O aumento de aluguéis também pode obrigar pequenos comerciantes a fechar suas portas, dando lugar a cafés, restaurantes e lojas que atendem a um público com maior poder aquisitivo. O risco é criar um bairro atraente para jovens que trabalham no setor de tecnologia, mas inacessível para boa parte da população da cidade.
Sem uma resposta clara a estas questões, a animosidade entre grupos sociais pode ofuscar os aspectos positivos do projeto. Tanto em Nova Iorque quanto em Berlim, as intenções da Amazon foram recebidas com protestos organizados contra a empresa.

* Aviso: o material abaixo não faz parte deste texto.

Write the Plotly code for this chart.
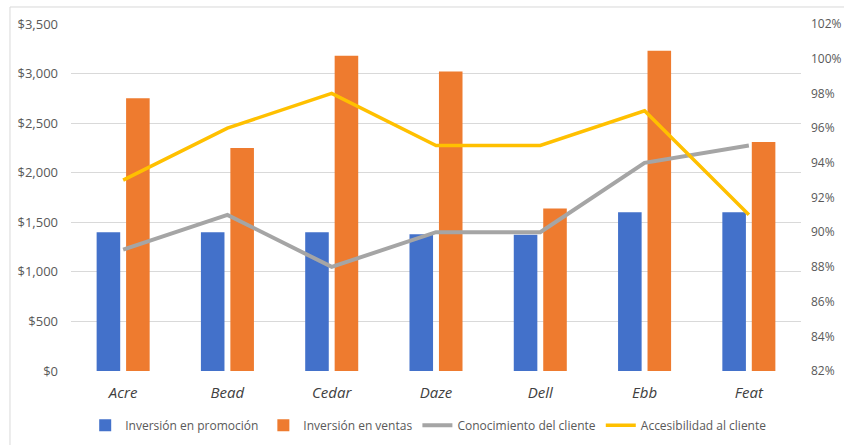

A presença de uma grande corporação não precisa ser prejudicial ou ameaçadora. Há exemplos positivos, como a relação entre a Philips e a cidade de Eindhoven, nos Países Baixos. A empresa, fundada em 1891, foi fundamental para que a cidade se tornasse a maior do interior do país. A presença da Philips atraiu outras empresas para a região, tornando Eindhoven um grande polo de inovação para a indústria. Esse processo culminou na criação da Universidade de Tecnologia de Eindhoven, um dos maiores centros de pesquisa da Europa.
Quais seriam as consequências de uma onda de intervenções urbanas conduzidas por grandes corporações? Esta questão pode entrar na agenda dos gestores públicos nos próximos anos. Parcerias com o setor privado são úteis para que cidades melhorem sua infraestrutura sem comprometer o orçamento.
O problema é avaliar até que ponto a vaidade de uma empresa se sobrepõe à qualidade do projeto. Entre Bilbao e Eindhoven, a Amazon parece estar seguindo o primeiro caminho. Com o passar do tempo, é possível que os benefícios que a empresa trará para Seattle e Arlington sejam maiores que as dificuldades.
No entanto, há riscos em permitir que empresas bilionárias moldem bairros inteiros a sua imagem. Como no caso do Museu Guggenheim, um projeto bem sucedido pode dar início a uma corrida para replicar seu efeito, com resultados duvidosos.